Good Books: Mari L’Esperance on Mixed Heritage
Born in Kobe, Japan to a Japanese mother and a French Canadian-American father, Mari L’Esperance is the author of The Darkened Temple, winner of the Prairie Schooner Book Prize in Poetry, and Begin Here, a poetry chapbook. She also co-edited, with Tomás Q. Morín, Coming Close: Forty Essays on Philip Levine. She is a two-time Pushcart Prize nominee and recipient of awards from the New York Times, New York University, Hedgebrook, and Dorland Mountain Arts Colony. L’Esperance lives in the Los Angeles area, where she works as a psychotherapist, writes, and occasionally facilitates poetry groups.
Mari L'Esperance reccomends three books on mixed heritage:
The Unbearable Heart
by Kimiko Hahn
I discovered this collection of poems — I can’t now remember how — while I was a graduate student in New York City in the mid-‘90s and it has held much meaning for me ever since. Hahn’s mother was Japanese American from Hawaii, her father German American from Wisconsin; both were artists. The collection is an elegy for Hahn’s mother, who died suddenly in a hit-and-run accident, so it arrived in my life when I most needed it, as I was reeling from the sudden loss of my own mother. Hahn’s poems experiment with a range of forms, including short lyrics, long-lined free-verse poems, list poems, and zuihitsu, a Japanese form inherited from China that consists of loosely connected personal “essays” and idea fragments in a flowing “brush stroke” down the page. The poems make occasional reference to Japanese culture, almost in passing, as if the poet is standing just outside of this aspect of herself and looking in. “The work is furious, flawed, and absolutely necessary,” Adrienne Rich wrote of The Unbearable Heart, and I agree . . . and it was published by the amazing Kaya Press and awarded an American Book Award, so you really can’t go wrong.
Dust of Eden
by Mariko Nagai
The forced imprisonment of thousands of Americans of Japanese descent on U.S. soil during World War II is a shameful and still little known chapter in our country’s history. In Nagai’s powerful novel-in-verse (for young adult readers), she combines poetry and story to convey the dark tale of middle school student Mina Tagawa’s family, who, after the Japanese bombed Pearl Harbor, was forced from their Seattle home to spend three years under armed guard in an Idaho internment camp. Each of Nagai’s verse “chapters” begins with a date, so as I read I continually had the sense of time passing and of time stilled; each chapter is like a vivid black-and-white photograph, stamped in time and indelible in its stark narrative. Much has been published over the years about the experiences of Japanese American internees, but this is the first verse novel for younger readers of which I’m aware, and is written with intelligence and heart; young people everywhere need to know about this piece of history and how its legacy continues today.
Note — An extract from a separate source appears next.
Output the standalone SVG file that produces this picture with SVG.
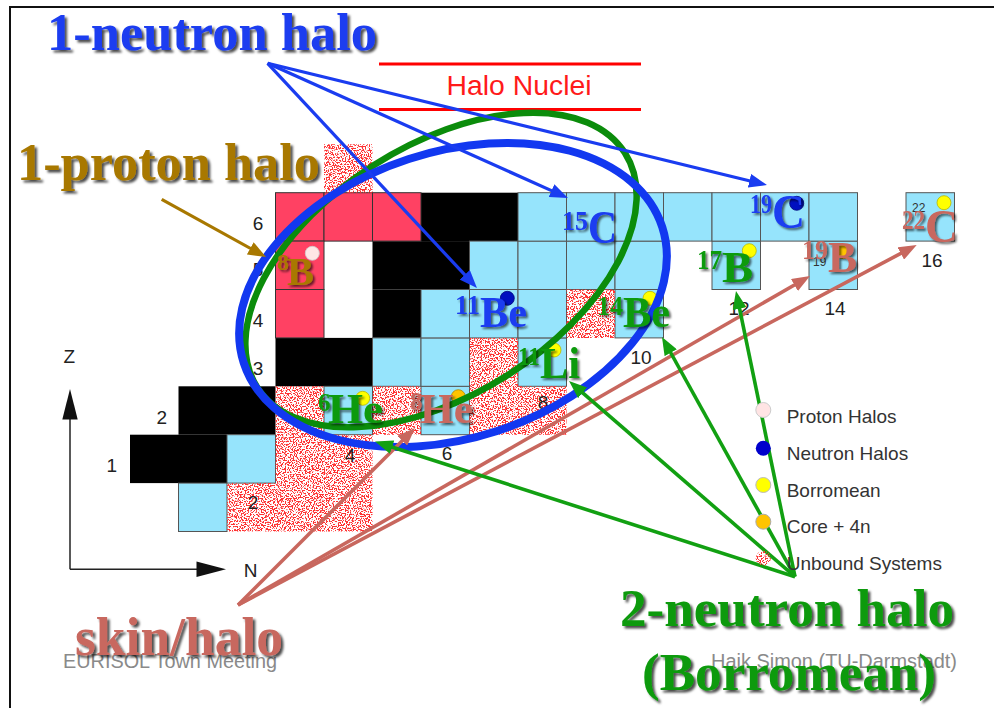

Nagai herself is the embodiment of cross-cultural hybridity: born in Tokyo to Japanese parents and raised in Europe, the United States, and Japan, she is a frequent traveler and writer of the world, possessing a keen eye, uncompromising voice, and a true gift for language (she’s won the esteemed Pushcart prize in both poetry and fiction). I’m grateful for her necessary work.
When Half Is Whole: Multiethnic Asian American Identities
by Stephen Murphy-Shigematsu
It was late 2012 and I’d recently moved back to Los Angeles after 27 years away, and at a pivotal and uncertain time in my life. Murphy-Shigematsu’s book is a collection of personal and scholarly essays that I discovered via a review by Nancy Matsumoto at Discover Nikkei, and it helped to affirm my own mixed heritage, which I’d long taken for granted and not really considered with any kind of depth. Murphy-Shigematsu, a psychologist and academic and the son of a Japanese mother and an Irish American father, was born in Tokyo and raised in Japan and New England. He uses his own experiences as a biracial, bicultural person to convey the complex journeys of other individuals of mixed-Asian descent. His writing is accessible and personal and is grounded in scholarship and lived experience. Through stories, Murphy-Shigematsu reflects to us how mixed identities are formed in the “borderlands” between worlds—the multiethnic person’s realm of neither-here-nor-there. Murphy-Shigematsu and his subjects grapple with the question, Who am I?—and their responses are surprising, thought provoking, and illuminating.
In 1942, Japanese-Irish American artist Isamu Noguchi wrote, “To be hybrid is to anticipate the future.” Here in Los Angeles in 2014, that future is now. “The stories that I present bring greater understanding to how identities today are flexible, inclusive, and multiple, and challenge the meaning of national and racial categories and boundaries,” Murphy-Shigematsu writes in the prologue. I am fortunate to have When Half Is Whole as my companion and guide as I continue on my own journey. I encourage everyone to read this engaging and powerful book.